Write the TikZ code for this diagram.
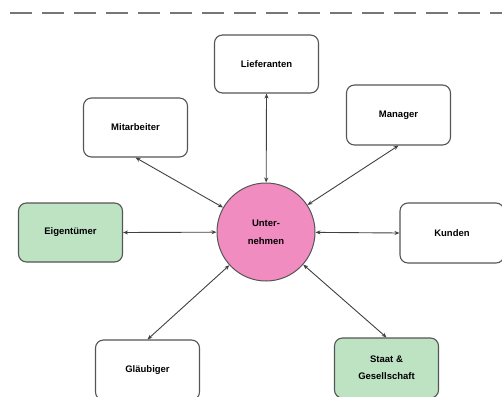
\documentclass[tikz,border=0pt]{standalone}
\usepackage{fontspec}
\setmainfont{Liberation Sans}
\usetikzlibrary{arrows.meta}
\definecolor{boxgreen}{HTML}{BDE3C3}
\definecolor{unpink}{HTML}{F08CBF}
\definecolor{edge}{HTML}{555555}
\begin{document}
\begin{tikzpicture}[x=1pt,y=-1pt,
  box/.style={draw=edge,line width=1.1pt,rounded corners=8pt,fill=white,
    minimum width=104pt,align=center,font=\bfseries\fontsize{9.5}{17}\selectfont,inner sep=0pt},
  conn/.style={draw=black!75,line width=0.9pt,{Stealth[length=5pt,width=4pt]}-{Stealth[length=5pt,width=4pt]}}]
\useasboundingbox (0,0) rectangle (502,396);
\draw[edge!80,line width=2.5pt,dash pattern=on 22pt off 10pt] (10,13) -- (502,13);
\node[circle,draw=edge,line width=1pt,fill=unpink,minimum size=98pt,inner sep=0pt,
  align=center,font=\bfseries\fontsize{9.5}{18}\selectfont] (u) at (266,232) {Unter-\\nehmen};
\node[box,minimum height=58pt] (lie) at (266.5,64) {Lieferanten};
\node[box,minimum height=59pt] (mit) at (135.5,127.5) {Mitarbeiter};
\node[box,minimum height=60pt] (man) at (398.5,115) {Manager};
\node[box,minimum height=59pt,fill=boxgreen] (eig) at (70.5,232.5) {Eigentümer};
\node[box,minimum height=60pt] (kun) at (452,233) {Kunden};
\node[box,minimum height=60pt] (gla) at (147.5,370) {Gläubiger};
\node[box,minimum height=60pt,fill=boxgreen] (sta) at (386.5,368) {Staat \&\\Gesellschaft};
\draw[conn] (lie.south) -- (u);
\draw[conn] (mit.south) -- (u);
\draw[conn] (man.south) -- (u);
\draw[conn] (eig.east) -- (u);
\draw[conn] (kun.west) -- (u);
\draw[conn] (gla.north) -- (u);
\draw[conn] (sta.north) -- (u);
\end{tikzpicture}
\end{document}
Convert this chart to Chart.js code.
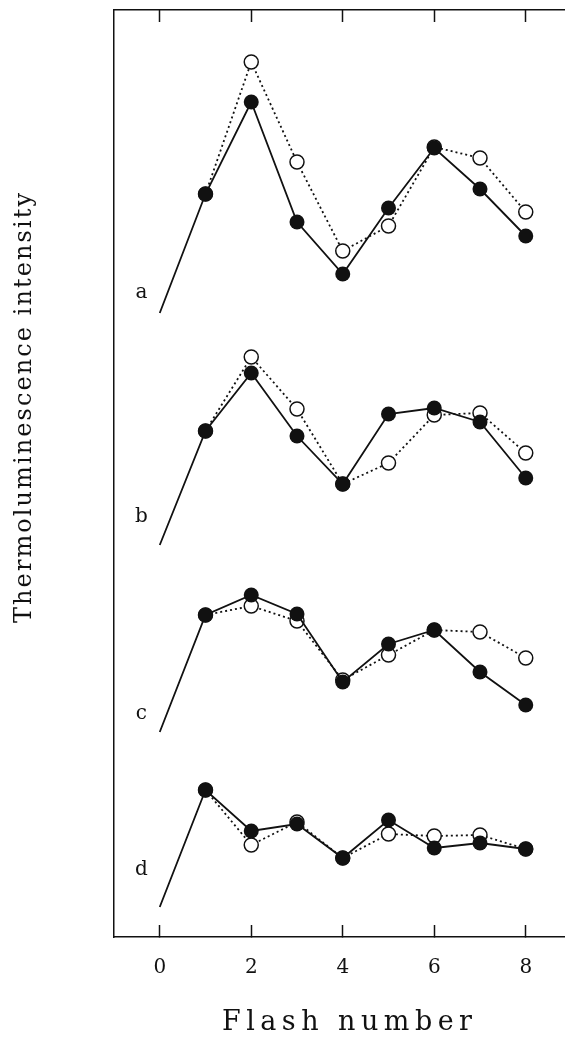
<!DOCTYPE html>
<html>
<head>
<meta charset="utf-8">
<script src="https://cdn.jsdelivr.net/npm/chart.js@4.4.1/dist/chart.umd.min.js"></script>
<style>
  html, body { margin: 0; padding: 0; background: #fff; overflow: hidden; }
  #wrap { width: 580px; height: 1040px; }
</style>
</head>
<body>
<div id="wrap"><canvas id="g1" width="580" height="1040"></canvas></div>
<script>
// flash number 1..8 (the traces start from flash 0 at the panel baseline)
const flashes = [1, 2, 3, 4, 5, 6, 7, 8];
const xTicks = [0, 2, 4, 6, 8];
const panels = ["a", "b", "c", "d"];
// vertical offset of each panel (arbitrary units) and where its letter sits
const baselines = [62.4, 39.2, 20.5, 3.0];
const labelHeights = [64.4, 42.0, 22.3, 6.7];

// intensities above the panel baseline
const filledA = [11.9, 21.1, 9.1, 3.9, 10.5, 16.5, 12.4, 7.7];
const openA = [11.9, 25.1, 15.1, 6.2, 8.7, 16.6, 15.5, 10.1];
const filledB = [11.4, 17.2, 10.9, 6.1, 13.1, 13.7, 12.3, 6.7];
const openB = [11.4, 18.8, 13.6, 6.1, 8.2, 13.0, 13.2, 9.2];
const filledC = [11.7, 13.7, 11.8, 5.0, 8.8, 10.2, 6.0, 2.7];
const openC = [11.7, 12.6, 11.1, 5.2, 7.7, 10.2, 10.0, 7.4];
const filledD = [11.7, 7.6, 8.3, 4.9, 8.7, 5.9, 6.4, 5.8];
const openD = [11.7, 6.2, 8.5, 4.9, 7.3, 7.1, 7.2, 5.8];

const filledSeries = [filledA, filledB, filledC, filledD];
const openSeries = [openA, openB, openC, openD];

const ink = "#111";
const datasets = [];

filledSeries.forEach((vals, i) => {
  const pts = [{ x: 0, y: baselines[i] }].concat(
    vals.map((v, j) => ({ x: flashes[j], y: baselines[i] + v }))
  );
  datasets.push({
    label: panels[i] + " filled",
    data: pts,
    order: 0,
    borderColor: ink,
    borderWidth: 1.8,
    pointRadius: pts.map((p) => (p.x === 0 ? 0 : 7.5)),
    pointBackgroundColor: ink,
    pointBorderWidth: 0,
  });
});

openSeries.forEach((vals, i) => {
  datasets.push({
    label: panels[i] + " open",
    data: vals.map((v, j) => ({ x: flashes[j], y: baselines[i] + v })),
    order: 1,
    borderColor: ink,
    borderWidth: 1.8,
    borderDash: [2, 3],
    pointRadius: 7,
    pointBackgroundColor: "#fff",
    pointBorderColor: ink,
    pointBorderWidth: 1.5,
  });
});

function spacedText(ctx, text, cx, cy, width) {
  ctx.letterSpacing = "0px";
  const w0 = ctx.measureText(text).width;
  const gap = Math.max(0, (width - w0) / (text.length - 1));
  ctx.letterSpacing = gap + "px";
  ctx.textAlign = "left";
  ctx.fillText(text, cx - width / 2, cy);
  ctx.letterSpacing = "0px";
}

const paperText = {
  id: "paperText",
  afterDraw(chart) {
    const { ctx } = chart;
    const x = chart.scales.x;
    const y = chart.scales.y;
    ctx.save();
    ctx.fillStyle = ink;
    ctx.textBaseline = "middle";
    ctx.textAlign = "center";
    ctx.font = "20px 'DejaVu Serif'";
    panels.forEach((p, i) => {
      ctx.fillText(p, x.getPixelForValue(-0.4), y.getPixelForValue(labelHeights[i]));
    });

    ctx.font = "27px 'DejaVu Serif'";
    spacedText(ctx, "Flash number", 347, 1023, 250);

    ctx.translate(25, 408);
    ctx.rotate(-Math.PI / 2);
    ctx.font = "24px 'DejaVu Serif'";
    spacedText(ctx, "Thermoluminescence intensity", 0, 0, 430);
    ctx.restore();
  },
};

const setTicks = (scale) => {
  scale.ticks = xTicks.map((v) => ({ value: v }));
};

const config = {
  type: "line",
  data: { datasets: datasets },
  options: {
    responsive: false,
    animation: false,
    layout: { padding: { right: 7 } },
    plugins: { legend: { display: false }, tooltip: { enabled: false } },
    scales: {
      x: {
        type: "linear",
        position: "bottom",
        min: -1,
        max: 9,
        afterBuildTicks: setTicks,
        afterFit: (s) => { s.height = 103; },
        grid: { drawOnChartArea: false, tickLength: -12, tickColor: ink, tickWidth: 1.5 },
        border: { color: ink, width: 1.5 },
        ticks: { color: ink, padding: 31, font: { family: "'DejaVu Serif'", size: 20 } },
      },
      x2: {
        type: "linear",
        position: "top",
        min: -1,
        max: 9,
        afterBuildTicks: setTicks,
        afterFit: (s) => { s.height = 10; },
        grid: { drawOnChartArea: false, tickLength: -12, tickColor: ink, tickWidth: 1.5 },
        border: { color: ink, width: 1.5 },
        ticks: { display: false },
      },
      y: {
        type: "linear",
        min: 0,
        max: 92.7,
        afterFit: (s) => { s.width = 114; },
        grid: { display: false },
        border: { color: ink, width: 1.5 },
        ticks: { display: false },
      },
    },
  },
  plugins: [paperText],
};

const chart1 = new Chart(document.getElementById("g1"), config);
</script>
</body>
</html>
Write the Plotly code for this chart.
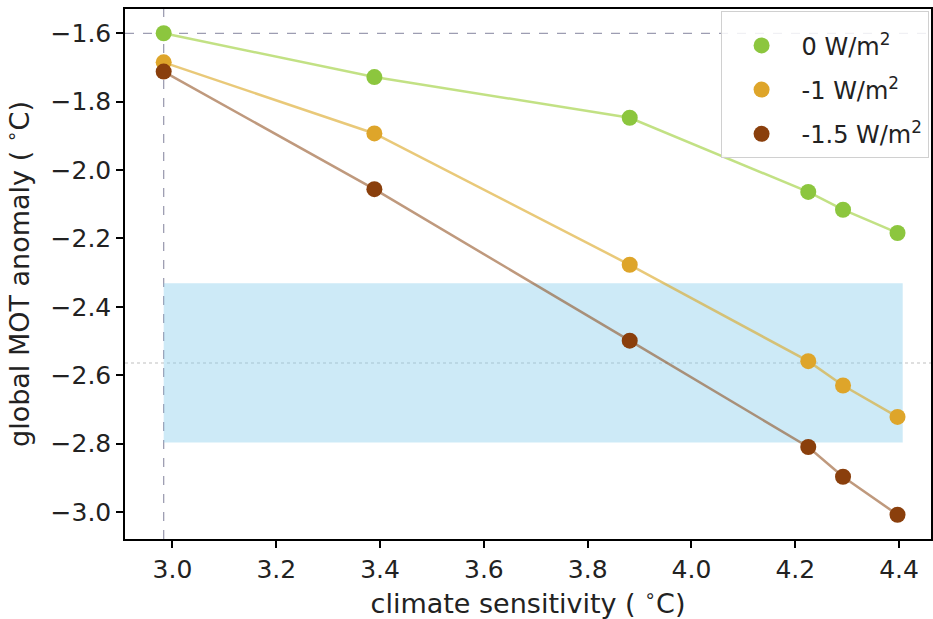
import plotly.graph_objects as go

# Climate sensitivity of each model run (deg C)
sensitivity = [2.983, 3.389, 3.881, 4.225, 4.292, 4.397]

# Global MOT anomaly for each forcing scenario (deg C)
mot_0 = [-1.600, -1.728, -1.847, -2.064, -2.116, -2.184]
mot_m1 = [-1.685, -1.893, -2.277, -2.559, -2.630, -2.722]
mot_m15 = [-1.712, -2.056, -2.499, -2.810, -2.897, -3.008]

series_names = ["0 W/m<sup>2</sup>", "-1 W/m<sup>2</sup>", "-1.5 W/m<sup>2</sup>"]
series_values = [mot_0, mot_m1, mot_m15]
marker_colors = ["#8cc63e", "#dea52a", "#8a3f0c"]
line_colors = ["rgba(154,205,50,0.6)", "rgba(218,165,32,0.6)", "rgba(139,69,19,0.55)"]

# Proxy-based estimate of the global MOT anomaly
proxy_low = -2.797
proxy_high = -2.331
proxy_mid = -2.564

# Reference model: sensitivity and anomaly
ref_sensitivity = 2.983
ref_anomaly = -1.600

x_ticks = [3.0, 3.2, 3.4, 3.6, 3.8, 4.0, 4.2, 4.4]
y_ticks = [-1.6, -1.8, -2.0, -2.2, -2.4, -2.6, -2.8, -3.0]

fig = go.Figure()

# Connecting lines (no legend entries)
for vals, lc in zip(series_values, line_colors):
    fig.add_trace(go.Scatter(x=sensitivity, y=vals, mode="lines",
                             line=dict(color=lc, width=2.5),
                             showlegend=False, hoverinfo="skip"))

# Markers carry the legend
for i, (name, vals, mc) in enumerate(zip(series_names, series_values, marker_colors)):
    fig.add_trace(go.Scatter(x=sensitivity, y=vals, mode="markers", name=name,
                             legendgroup=f"g{i}",
                             marker=dict(color=mc, size=16, line=dict(width=0))))

shapes = [
    # faint centre line of the proxy range
    dict(type="line", xref="paper", yref="y", x0=0, x1=1, y0=proxy_mid, y1=proxy_mid,
         line=dict(color="rgba(170,170,170,0.5)", width=1.5, dash="dot"), layer="below"),
    # proxy range band
    dict(type="rect", xref="x", yref="y", x0=sensitivity[0], x1=sensitivity[-1] + 0.01,
         y0=proxy_low, y1=proxy_high, fillcolor="rgba(135,206,235,0.42)",
         line=dict(width=0), layer="below"),
    # reference model cross-hairs
    dict(type="line", xref="x", yref="paper", x0=ref_sensitivity, x1=ref_sensitivity, y0=0, y1=1,
         line=dict(color="rgba(140,140,165,0.85)", width=1.3, dash="dash"), layer="below"),
    dict(type="line", xref="paper", yref="y", x0=0, x1=1, y0=ref_anomaly, y1=ref_anomaly,
         line=dict(color="rgba(140,140,165,0.85)", width=1.3, dash="dash"), layer="below"),
]

axis_common = dict(showgrid=False, zeroline=False, showline=True, linecolor="black",
                   linewidth=1.5, mirror=True, ticks="outside", ticklen=7,
                   tickcolor="black", tickwidth=1.5)

fig.update_layout(
    width=933, height=619,
    margin=dict(l=125, r=0, t=9, b=80),
    paper_bgcolor="white", plot_bgcolor="white",
    font=dict(family="DejaVu Sans", size=24, color="#222"),
    shapes=shapes,
    xaxis=dict(range=[2.9085, 4.4615], tickvals=x_ticks,
               ticktext=[f"{v:.1f}" for v in x_ticks],
               tickfont=dict(size=25),
               title=dict(text="climate sensitivity ( <sup>∘</sup>C)", font=dict(size=27), standoff=3),
               **axis_common),
    yaxis=dict(range=[-3.079, -1.529], tickvals=y_ticks,
               ticktext=[f"\u2212{abs(v):.1f}" for v in y_ticks],
               tickfont=dict(size=25),
               title=dict(text="global MOT anomaly ( <sup>∘</sup>C)", font=dict(size=27), standoff=14),
               **axis_common),
    legend=dict(x=0.997, y=0.997, xanchor="right", yanchor="top",
                bgcolor="rgba(255,255,255,0.85)", bordercolor="#d0d0d0", borderwidth=1,
                font=dict(size=24), tracegroupgap=10, traceorder="grouped",
                itemwidth=70,
                title=dict(text=" ", font=dict(size=9))),
)

fig.write_html("out.html")
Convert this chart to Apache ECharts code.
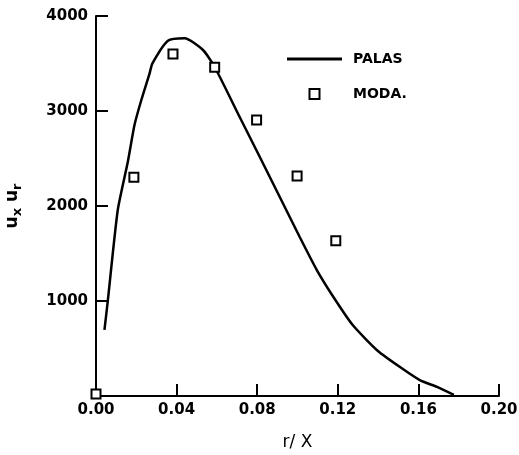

•••

▸ Written instruction
Exactly and only the lines from the line with "Write the Plotly code for this chart." to the line with "fig = go.Figure()", both ends included, should be echoed. Do not carry over the pictures.

▸ Answer to this task
Write the Plotly code for this chart.
import plotly.graph_objects as go

# Climate sensitivity of each model run (deg C)
sensitivity = [2.983, 3.389, 3.881, 4.225, 4.292, 4.397]

# Global MOT anomaly for each forcing scenario (deg C)
mot_0 = [-1.600, -1.728, -1.847, -2.064, -2.116, -2.184]
mot_m1 = [-1.685, -1.893, -2.277, -2.559, -2.630, -2.722]
mot_m15 = [-1.712, -2.056, -2.499, -2.810, -2.897, -3.008]

series_names = ["0 W/m<sup>2</sup>", "-1 W/m<sup>2</sup>", "-1.5 W/m<sup>2</sup>"]
series_values = [mot_0, mot_m1, mot_m15]
marker_colors = ["#8cc63e", "#dea52a", "#8a3f0c"]
line_colors = ["rgba(154,205,50,0.6)", "rgba(218,165,32,0.6)", "rgba(139,69,19,0.55)"]

# Proxy-based estimate of the global MOT anomaly
proxy_low = -2.797
proxy_high = -2.331
proxy_mid = -2.564

# Reference model: sensitivity and anomaly
ref_sensitivity = 2.983
ref_anomaly = -1.600

x_ticks = [3.0, 3.2, 3.4, 3.6, 3.8, 4.0, 4.2, 4.4]
y_ticks = [-1.6, -1.8, -2.0, -2.2, -2.4, -2.6, -2.8, -3.0]

fig = go.Figure()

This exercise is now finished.